Hannah Kirkpatrick - '"A moment that will stay with them for the rest of their lives''
It is a substantial caravanserai that goes on tour. With the 38 performers, there is Kirkpatrick, a co-ordinator, a support team of four, a creative support artist, a rehearsal director, two technicians – “The artistic director doesn’t usually come, but Botis has said he wants to, he’s very committed to the project - so he'll be with us”. It is an expensive undertaking, and the course fee is £520 high with means-tested funding available. It allows the NYDC to take their work to “cold spots”, such as Cornwall where they had only had one Cornish participant until this year (another one has joined), and to Somerset from where there has never been an NYDC dancer. In 2017 they joined Hull for its Year of Culture, a former cold spot, inspiring more youngsters from the North East to apply.

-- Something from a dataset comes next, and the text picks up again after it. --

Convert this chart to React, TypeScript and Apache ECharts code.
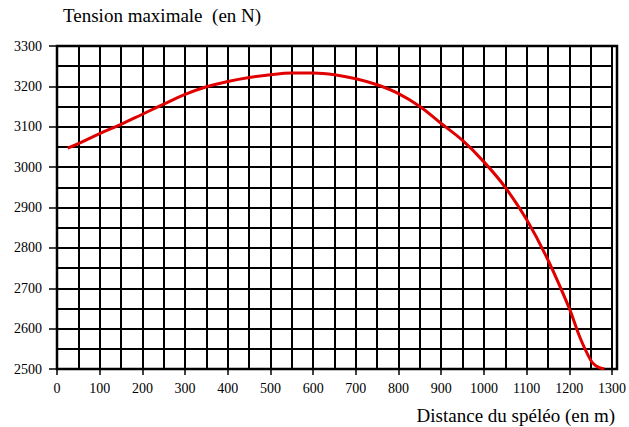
import React, { useEffect, useRef } from "react";
import * as echarts from "echarts";

const distances = [25, 50, 100, 150, 200, 250, 300, 350, 400, 450, 500, 550, 600, 650, 700, 750, 800, 850, 900, 950, 1000, 1050, 1100, 1150, 1200, 1225, 1250, 1262, 1282];
const tensions = [3047, 3058, 3083, 3106, 3131, 3156, 3180, 3199, 3212, 3222, 3229, 3233, 3233, 3229, 3219, 3204, 3182, 3150, 3108, 3066, 3013, 2950, 2870, 2770, 2650, 2578, 2522, 2508, 2500];

const yTitle = "Tension maximale  (en N)";
const xTitle = "Distance du spéléo (en m)";

const FONT = "'Liberation Serif', 'Times New Roman', serif";

export default function App() {
  const ref = useRef<HTMLDivElement>(null);
  useEffect(() => {
    if (!ref.current) return;
    const chart = echarts.init(ref.current, null, { renderer: "svg" });
    const gridLine = { color: "#000", width: 2 };
    const label = {
      color: "#000",
      fontFamily: FONT,
      fontSize: 14,
      formatter: (v: number) => String(v),
    };
    chart.setOption({
      animation: false,
      backgroundColor: "#fff",
      textStyle: { fontFamily: FONT },
      grid: { left: 57, right: 12, top: 46, bottom: 58, containLabel: false },
      xAxis: {
        type: "value",
        min: 0,
        max: 1300,
        interval: 100,
        axisLine: { show: true, lineStyle: { color: "#000", width: 2 } },
        axisTick: { show: true, length: 6, lineStyle: { color: "#000", width: 1.5 } },
        axisLabel: { ...label, margin: 12 },
        splitLine: { show: true, lineStyle: gridLine },
        minorTick: { show: false, splitNumber: 2 },
        minorSplitLine: { show: true, lineStyle: gridLine },
      },
      yAxis: {
        type: "value",
        min: 2500,
        max: 3300,
        interval: 100,
        axisLine: { show: true, lineStyle: { color: "#000", width: 2 } },
        axisTick: { show: true, length: 8, lineStyle: { color: "#000", width: 1.5 } },
        axisLabel: { ...label, margin: 15 },
        splitLine: { show: true, lineStyle: gridLine },
        minorTick: { show: false, splitNumber: 2 },
        minorSplitLine: { show: true, lineStyle: gridLine },
      },
      graphic: [
        {
          type: "text",
          left: 63,
          top: 6,
          style: { text: yTitle, fill: "#000", font: `19px ${FONT}` },
        },
        {
          type: "text",
          right: 14,
          top: 406,
          style: { text: xTitle, fill: "#000", font: `19px ${FONT}` },
        },
        {
          type: "rect",
          shape: { x: 57, y: 46, width: 560, height: 323 },
          style: { fill: "none", stroke: "#000", lineWidth: 2.5 },
          z: 5,
        },
      ],
      series: [
        {
          type: "line",
          data: distances.map((d, i) => [d, tensions[i]]),
          smooth: 0.4,
          showSymbol: false,
          lineStyle: { color: "#e00000", width: 3 },
          z: 10,
        },
      ],
    });
    return () => chart.dispose();
  }, []);
  return (
    <div
      ref={ref}
      style={{ position: "absolute", left: 0, top: 0, width: 629, height: 427 }}
    />
  );
}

“But the moment when they're here, on this huge Sadler’s Wells stage, to stand in the wings and watch their faces change when curtain comes down and then goes up, it’s easy to forget how young they are” Kirkpatrick says. The finale at Sadler's Wells will be on July 19. “They work their socks off performing for an hour or more, and then here 1,500 people applauding… you can feel proud of what you’ve done, because this is a moment that will stay with them for the rest of their lives.”